Georgetown, in the Bahamas is unique…. there are a lot of cruising boats from all over hanging out there for different reasons. While we were waiting for the other boats in the flotilla……
Kimberly and Bruce of “lost Marbles” (ex “nice n’ easy“) were waiting for mail and helping clean out an old houseboat full of treasures.
This was also the first time we met the cal 29′ “Dorothy ann“
we waited in George town for the other boats with cargo to arrive and then all left for Isle De La Gonave Haiti together. See my “Haitian Relief 2010” page for more photos and info on the project.
UNLOADING CARGO IN HAITI:
The village we went to on Isle de la Gonave had no safe place for us to enter the reef, or anchor, so the beautiful hand-built, engineless, electronicsless, expertly-sailed Haitian boats came out to meet us 2 miles offshore to unload the cargo. The three other C.R.N boats arrived first and were unloaded by this larger sloop.
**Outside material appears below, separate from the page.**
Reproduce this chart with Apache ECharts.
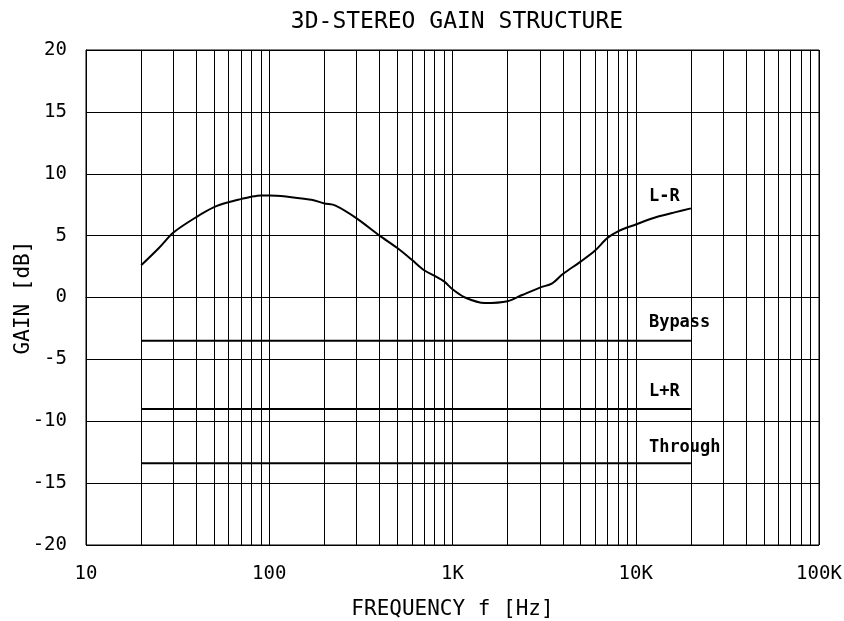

We were not there yet -these photos were pirated from other flotilla members “facebook”pages.
Arriving too late at night to approach the reef, we spent the night drifting off shore and came in to unload at dawn. The wind and chop made it too difficult for the bigger sailboat to get to us so we unloaded into smaller dugout canoues and fishing dorys.
FLOTILLA RENDEZ-VOUS IN JAMAICA:
While in Jamaica the crew of “En Caval” and I decided to take a biketrip up into the hills to some waterfalls. It was definitly a needed change of pace and a great way to see some of Jamaica further from the coast. I can only think of two justifiable reasons for such a big boat: carying cargo, and bringing my bikes!
CONTINUING TO MEXICO:
Once in New Orleans we decided to anchor out in Lake Pontchartrain. It was fun to be near the city and ride our bikes to town and the quarter. It was great to be able to invite friends out to the boat. Our chosen “anchorage”, however, was bad holding and mostly unprotected. It was stressful to be there and not as social as we would have hoped. Guests invited aboard were often seasick. It finally got old when one night Scout (the dighy) got stolen from under the bridge she was locked to. We (luckily) found her the next afternoon up at the other end of Bayou St John by the art museum. She was definitely worse for wear, having had the lock smashed through the bench, been dragged over at least one lock and probably capsized. but still the beloved Scout.